Each problem was real. Each solution was reasonable. The trades were defensible. What did not survive the trades, taken cumulatively, was the Picard graft that made the 1983 version unusual in the first place. The character of measured authority — the one who had already weighed force and found it heavier than the room — has been replaced, iteration by iteration, with characters that are emotionally adjacent (silent, eager, vulnerable, awkward) but that are not, any longer, authoritative in the original way.

The trajectory's endpoint is genuinely interesting, and not because it is bad. It is interesting because it reveals what the original had quietly been doing. The 1983 He-Man was not, on inspection, a sanitised Samson. He was the strong man with a Picard's soul welded onto him — a soul the source material had never contained.
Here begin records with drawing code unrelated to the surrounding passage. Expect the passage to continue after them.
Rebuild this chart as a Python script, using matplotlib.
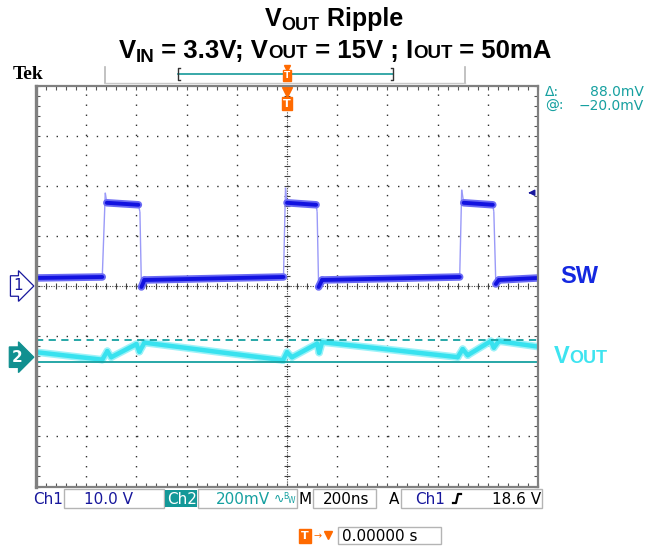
import matplotlib
matplotlib.use("Agg")
import matplotlib.pyplot as plt
import numpy as np
from matplotlib.collections import LineCollection
from matplotlib.ticker import MultipleLocator

W, H, DPI = 659, 548, 100

# scope settings (from the status bar)
time_div_ns = 200.0
ch1_div_v = 10.0
ch2_div_mv = 200.0
ch2_offset_div = -1.42
trig_level_v = 18.6
cursor_at_mv = -20.0
cursor_delta_mv = 88.0

# ch1: switch node, time in ns (trigger at 0), volts
sw_t = [-1000, -736, -724, -718, -592, -586, -580, -568,
        -14, -6, 0, 116, 120, 126, 140,
        688, 696, 704, 820, 824, 832, 844, 1000]
sw_v = [1.6, 1.8, 18.6, 16.6, 16.2, 14.8, -0.2, 1.2,
        1.8, 19.6, 16.6, 16.2, 14.8, -0.2, 1.2,
        1.8, 19.2, 16.6, 16.2, 14.8, 0.4, 1.2, 1.6]

# ch2: output ripple, mV (AC coupled)
vout_t = [-1000, -736, -716, -700, -600, -588, -568, -16, 0, 20, 120, 128, 140,
          680, 700, 720, 812, 824, 844, 1000]
vout_mv = [20, -10, 24, 0, 52, 22, 58, -12, 20, 0, 54, 18, 60,
           0, 32, 8, 64, 38, 64, 42]

NAVY = "#17179c"
TEAL = "#16a0a0"
ORANGE = "#ff6a00"
SWBLUE = "#1428e0"
CYAN = "#3ee4f0"
GRID = "#303030"

fig = plt.figure(figsize=(W / DPI, H / DPI), dpi=DPI)
fig.patch.set_facecolor("white")
R = fig.canvas.get_renderer()


def fx(x):
    return x / W


def fy(y):
    return 1 - y / H


def rich(x, y, parts, ha="left", family="Liberation Sans", weight="bold"):
    """parts: (text, size, dy_px, color); laid out left to right on one baseline"""
    out, cur = [], x
    for s, size, dy, color in parts:
        t = fig.text(fx(cur), fy(y + dy), s, fontsize=size, color=color,
                     fontweight=weight, family=family, va="baseline", ha="left")
        w = t.get_window_extent(renderer=R).width
        out.append(t)
        cur += w
    if ha == "center":
        shift = (cur - x) / 2
        for t in out:
            t.set_x(t.get_position()[0] - shift / W)
    return out


# graticule axes
gx0, gx1, gy0, gy1 = 36, 538, 85.5, 486.5
ax = fig.add_axes([fx(gx0), fy(gy1), (gx1 - gx0) / W, (gy1 - gy0) / H])
ax.set_xlim(-5, 5)
ax.set_ylim(-4, 4)
ax.set_xticklabels([]); ax.set_yticklabels([])
ax.xaxis.set_major_locator(MultipleLocator(1))
ax.yaxis.set_major_locator(MultipleLocator(1))
ax.xaxis.set_minor_locator(MultipleLocator(0.2))
ax.yaxis.set_minor_locator(MultipleLocator(0.2))
ax.tick_params(which="both", direction="in", top=True, right=True,
               length=3, width=0.8, color="#555555")
for s in ax.spines.values():
    s.set_color("#808080"); s.set_linewidth(1.6)
ax.spines["left"].set_linewidth(2.4)

for k in range(-4, 5):
    if k != 0:
        ax.axvline(k, color=GRID, lw=1.0, ls=(0, (1, 6.23)))
for k in range(-3, 4):
    if k != 0:
        ax.axhline(k, color=GRID, lw=1.0, ls=(0, (1, 6.23)))
ax.axhline(0, color="#404040", lw=0.8, ls=(0, (1, 1.2)))
ax.axvline(0, color="#404040", lw=0.8, ls=(0, (1, 1.2)))
mk = np.arange(-5, 5.01, 0.2)
ax.plot(mk, np.zeros_like(mk), ls="none", marker="|", ms=4, mew=0.8, color="#404040")
mk = np.arange(-4, 4.01, 0.2)
ax.plot(np.zeros_like(mk), mk, ls="none", marker="_", ms=4, mew=0.8, color="#404040")


def band(x, y, outer, inner, edge, w_out, w_in, steep=3.0):
    pts = np.column_stack([x, y])
    segs = np.stack([pts[:-1], pts[1:]], axis=1)
    dx = np.diff(x); dy = np.diff(y)
    flat = np.abs(dy) < steep * np.abs(dx)
    ax.add_collection(LineCollection(segs[~flat], colors=edge, linewidths=1.0))
    ax.add_collection(LineCollection(segs[flat], colors=outer, linewidths=w_out, capstyle="round"))
    ax.add_collection(LineCollection(segs[flat], colors=inner, linewidths=w_in, capstyle="round"))


t1 = np.array(sw_t) / time_div_ns
y1 = np.array(sw_v) / ch1_div_v
band(t1, y1, "#6a6af4", "#1212e0", "#9a9af8", 5.4, 2.8)

t2 = np.array(vout_t) / time_div_ns
y2 = np.array(vout_mv) / ch2_div_mv + ch2_offset_div
band(t2, y2, "#9cf2f8", "#38e2ef", "#38e2ef", 5.4, 3.2, steep=50)

# cursors
ax.axhline(cursor_at_mv / ch2_div_mv + ch2_offset_div, color=TEAL, lw=1.3)
ax.axhline((cursor_at_mv + cursor_delta_mv) / ch2_div_mv + ch2_offset_div,
           color=TEAL, lw=1.3, ls=(0, (4, 3)))

# channel ground markers
yt = ax.get_yaxis_transform()
ax.annotate("1", xy=(0, 0), xycoords=yt, xytext=(-9.5, 0), textcoords="offset points",
            ha="right", va="center", fontsize=11, color=NAVY, family="DejaVu Sans",
            bbox=dict(boxstyle="rarrow,pad=0.18", fc="white", ec=NAVY, lw=0.9),
            annotation_clip=False)
ax.annotate("2", xy=(0, ch2_offset_div), xycoords=yt, xytext=(-9.5, 0),
            textcoords="offset points", ha="right", va="center", fontsize=11,
            color="white", fontweight="bold", family="DejaVu Sans",
            bbox=dict(boxstyle="rarrow,pad=0.18", fc="#119090", ec="#119090", lw=0.9),
            annotation_clip=False)

# trigger level arrow
ax.annotate("", xy=(0.975, trig_level_v / ch1_div_v), xycoords=yt,
            xytext=(0.99, trig_level_v / ch1_div_v), textcoords=yt,
            arrowprops=dict(arrowstyle="-|>", color=NAVY, lw=1.0, mutation_scale=9))

# trigger position marker inside graticule
xt = ax.get_xaxis_transform()
ax.plot([0], [0.985], transform=xt, marker="v", ms=7, color=ORANGE, clip_on=False)
ax.text(0, 0.955, "T", transform=xt, ha="center", va="center", fontsize=8,
        fontweight="bold", color="white", family="DejaVu Sans",
        bbox=dict(boxstyle="square,pad=0.12", fc=ORANGE, ec=ORANGE))

# titles
rich(334, 26, [("V", 18, 0, "black"), ("OUT", 13, 4, "black"),
               (" Ripple", 18, 0, "black")], ha="center")
rich(335, 58, [("V", 18.5, 0, "black"), ("IN", 13.5, 4, "black"),
               (" = 3.3V; V", 18.5, 0, "black"), ("OUT", 13.5, 0, "black"),
               (" = 15V ; I", 18.5, 0, "black"), ("OUT", 13.5, 0, "black"),
               (" = 50mA", 18.5, 0, "black")], ha="center")

fig.text(fx(13), fy(79), "Tek", fontsize=14, fontweight="bold",
         family="Liberation Serif", va="baseline")

# record bar on top
lines = [
    ([105, 105], [67, 83], "#b8b8b8", 1.2),
    ([465, 465], [67, 83], "#b8b8b8", 1.2),
    ([105, 465], [83, 83], "#c8c8c8", 1.0),
    ([178, 393], [74, 74], "#159a9a", 1.2),
    ([180, 178, 178, 180], [68, 68, 80, 80], "#333333", 1.0),
    ([391, 393, 393, 391], [68, 68, 80, 80], "#333333", 1.0),
]
for xs, ys, c, lw in lines:
    fig.add_artist(plt.Line2D([fx(v) for v in xs], [fy(v) for v in ys],
                              color=c, lw=lw, transform=fig.transFigure))
fig.add_artist(plt.Line2D([fx(287)], [fy(68)], marker="v", ms=5, color=ORANGE,
                          transform=fig.transFigure))
fig.text(fx(287), fy(75.5), "T", fontsize=6.5, fontweight="bold", color="white",
         ha="center", va="center", family="DejaVu Sans",
         bbox=dict(boxstyle="square,pad=0.1", fc=ORANGE, ec=ORANGE))

# measurement readout
fig.text(fx(545), fy(96), "\u0394:", fontsize=10, color=TEAL, family="DejaVu Sans", va="baseline")
fig.text(fx(644), fy(96), "88.0mV", fontsize=10, color=TEAL, family="DejaVu Sans",
         va="baseline", ha="right")
fig.text(fx(545), fy(110), "@:", fontsize=10, color=TEAL, family="DejaVu Sans", va="baseline")
fig.text(fx(644), fy(110), "\u221220.0mV", fontsize=10, color=TEAL, family="DejaVu Sans",
         va="baseline", ha="right")

# trace labels
rich(560, 283, [("SW", 17, 0, SWBLUE)])
rich(554, 363, [("V", 17, 0, CYAN), ("OUT", 13, 0, CYAN)])

# status bar
boxes = [(64, 164), (198, 297), (313, 376), (401, 542)]
for a, b in boxes:
    fig.add_artist(plt.Rectangle((fx(a), fy(508)), (b - a) / W, 19 / H, fill=False,
                                 ec="#b4b4b4", lw=1.0, transform=fig.transFigure))
fig.add_artist(plt.Rectangle((fx(165), fy(507)), 32 / W, 17 / H, fc="#139898",
                             ec="none", transform=fig.transFigure))
sb = [
    (33, "Ch1", NAVY, "left"),
    (133, "10.0 V", NAVY, "right"),
    (167, "Ch2", "white", "left"),
    (270, "200mV", TEAL, "right"),
    (299, "M", "black", "left"),
    (369, "200ns", "black", "right"),
    (389, "A", "black", "left"),
    (415, "Ch1", NAVY, "left"),
    (541, "18.6 V", "black", "right"),
]
for x, s, c, ha in sb:
    fig.text(fx(x), fy(504), s, fontsize=11, color=c, family="DejaVu Sans",
             va="baseline", ha=ha)
fig.text(fx(274), fy(503), "\u223f", fontsize=9, color=TEAL, family="DejaVu Sans", va="baseline")
fig.text(fx(283), fy(499), "B", fontsize=5.5, color=TEAL, family="DejaVu Sans", va="baseline")
fig.text(fx(288), fy(503), "W", fontsize=5.5, color=TEAL, family="DejaVu Sans", va="baseline")
# rising edge symbol
fig.add_artist(plt.Line2D([fx(453), fx(456), fx(458), fx(461)],
                          [fy(503), fy(503), fy(494), fy(494)],
                          color="black", lw=1.6, transform=fig.transFigure))

# trigger time readout
fig.text(fx(305), fy(536), "T", fontsize=8, fontweight="bold", color="white",
         ha="center", va="center", family="DejaVu Sans",
         bbox=dict(boxstyle="square,pad=0.15", fc=ORANGE, ec=ORANGE))
fig.text(fx(318), fy(536), "\u2192", fontsize=7, color=ORANGE, ha="center", va="center",
         family="DejaVu Sans")
fig.add_artist(plt.Line2D([fx(328)], [fy(535)], marker="v", ms=6, color=ORANGE,
                          transform=fig.transFigure))
fig.add_artist(plt.Rectangle((fx(338), fy(544)), 103 / W, 17 / H, fill=False,
                             ec="#b4b4b4", lw=1.0, transform=fig.transFigure))
fig.text(fx(342), fy(541), "0.00000 s", fontsize=11, color="black",
         family="DejaVu Sans", va="baseline")

fig.savefig("out.png", dpi=DPI, facecolor="white")
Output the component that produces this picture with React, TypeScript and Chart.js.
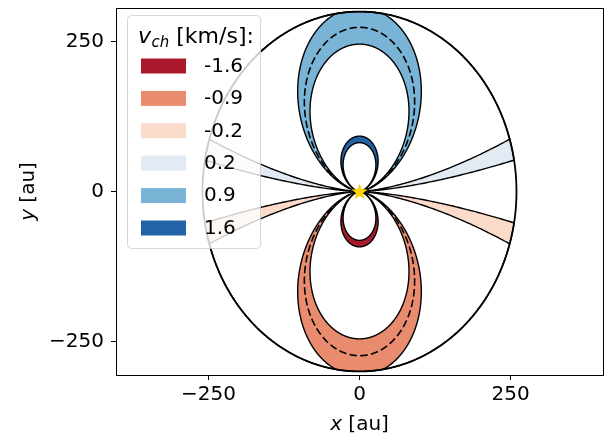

That weld was always going to be the load-bearing part of the franchise, because it was the part doing the unusual work; the strength was generic, the authority was specific. Each iteration that has stripped the weld has produced a more contemporary hero and a less distinctive one, and the 2026 film is the version of that exchange taken to its current limit.

Whether the trade was worth it is, in the end, the question worth asking. The original character is no longer available as a model, and what has replaced him — the awkward, self-deprecating, knowingly-ironic millennial He-Man — does something different. The original He-Man understood the cost of war and mayhem. The current one understands the cost of being earnest. These are not the same job, and the form has chosen.